United States United Nations Ambassador Samantha Power. (AP/Bebeto Matthews)

It was deeply disappointing that during her speech at the United Nations “anti-Semitism” conference last week, US Ambassador to the UN Samantha Power failed even to mention “Muslim” or “Islamic” anti-Semitism.

A prominent survey recently concluded: “Perpetrators of the most extreme cases of violence against European Jews in recent years were Muslims.” And on US college campuses, the radical Islamist group Students for Justice in Palestine (SJP) is the major perpetrator of anti-Semitism.

It was thus deeply disappointing that during her speech at the United Nations “anti-Semitism” conference on September 7, 2016, US Ambassador to the UN Samantha Power failed even to mention “Muslim” or “Islamic” anti-Semitism, which happens to constitute a major portion of the physical and verbal anti-Jewish attacks around the world today. For instance, Ambassador Power stated: “On July 1, a cement-filled bottle was thrown through the window of a local Jewish center in Santa Fe, Argentina with the message, ‘This is a warning, the next one explodes.’” Power left out the fact that the note attached to the cement-filled bottle also read “Allahu Akbar,” and included the logo of the Islamic State.

Power also failed to mention instances of even more violent anti-Semitism in South America, such as the Muslim who stabbed to death a Jewish man (and wounded the Jewish victim’s son) in Uruguay in March, while shouting “Allahu Akbar.”

And in still another example, Power referred to the “horrific terrorist attack on a kosher supermarket in Paris,” without mentioning that the perpetrator of this deadly attack on Jews was a radical Somali Islamist who also declared “Allahu Akbar” as he murdered victims that he selected for their Jewish faith.

It is also deeply disappointing that the only time Power mentioned Muslims during her entire speech was when she misleadingly complained that rising anti-Semitism goes “hand in hand” with “xenophobic” efforts to bar Muslim immigration. In fact, Muslim immigration goes “hand in hand” with rising terrorist attacks on Jews and persons of other faiths in Western nations. It is not “xenophobic” to want to limit immigration by a population infiltrated with ISIS members and other radical Islamists — and who, according to FBI Director James Comey, can’t be properly vetted.

Power also never mentioned the critical role of the SJP and Muslim campus groups in committing hate crimes against Jewish students, or harassing and threatening them.

For instance, Power stated: “In February, not far from here in Brooklyn College, a group of student activists interrupted a faculty meeting demanding that all Zionists be removed from campus.” Yet she omitted the fact that this was one of the many incidents that was instigated by the SJP, and that it was related to the SJP’s anti-Semitic activities at Brooklyn College and other CUNY campuses.

In addition to omitting the radical Muslim perpetrators of violent anti-Semitic attacks, Power adopted the diversionary tactic of focusing much of her talk on alleged right wing (generally non-violent) neo-Nazi anti-Semitism.
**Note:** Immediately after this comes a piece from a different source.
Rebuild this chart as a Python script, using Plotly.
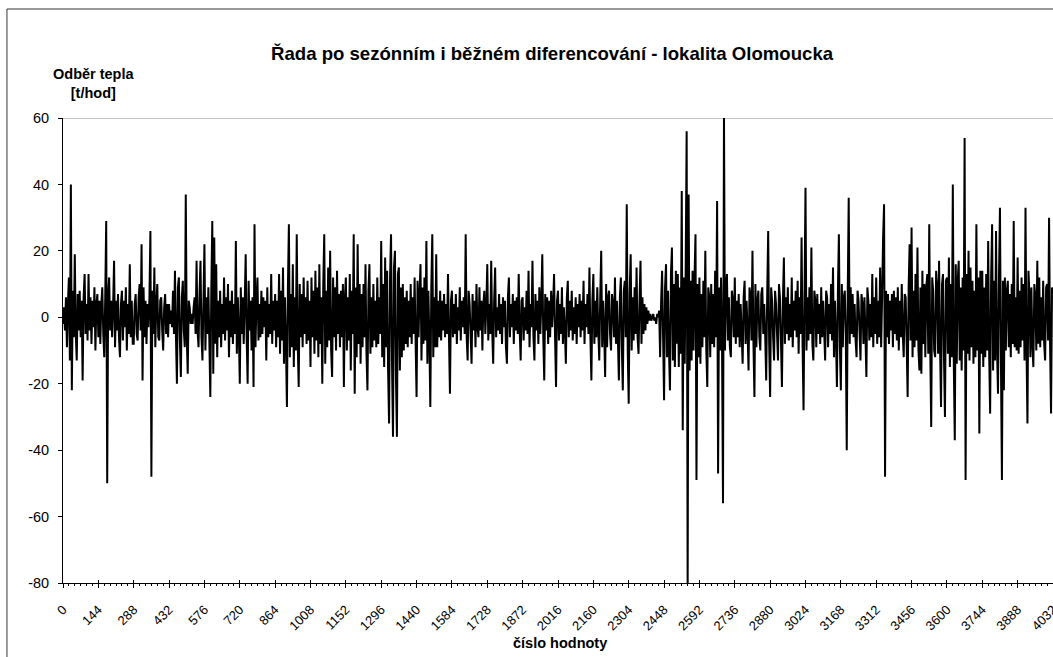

For instance, she expounded at length on an isolated, unsuccessful proposal to erect a statue to honor an official who was a Nazi collaborator in Hungary. By contrast, Power never breathed a single word about the innumerable ways that the Palestinian Authority (PA) honors Muslim terrorists who murder innocent Jews. The PA names streets, sports clubs, schools, and public squares — and sponsors television specials and holidays — for these terrorists, and pays those terrorists stipends for murdering Jews.

Sadly, Power also ignored the helpful existing State Department definition of antisemitism, which includes: holding Israel to a double standard of behavior not expected of other democratic nations; comparing Israeli policy to that of the Nazis; blaming Israel for all inter-religious or political tensions; exposing NGOs that focus  peace or human rights investigations only on Israel; and denying the Jewish people’s right to self-determination, and Israel’s right to exist.

Power should have called for worldwide adoption of this existing definition. Instead, she called for countries to draft and adopt a weak new definition of anti-Semitism that apparently legitimizes much anti-Semitic criticism of Israel.

We urge Ambassador Power to acknowledge that radical Islam is the major perpetrator of rising anti-Semitism, and anti-Jewish and anti-Western terrorism.

By: Morton A. Klein and Elizabeth A. Berney, Esq
Klein is the president of the Zionist Organization of America (ZOA). Berney is ZOA’s director of Special Projects.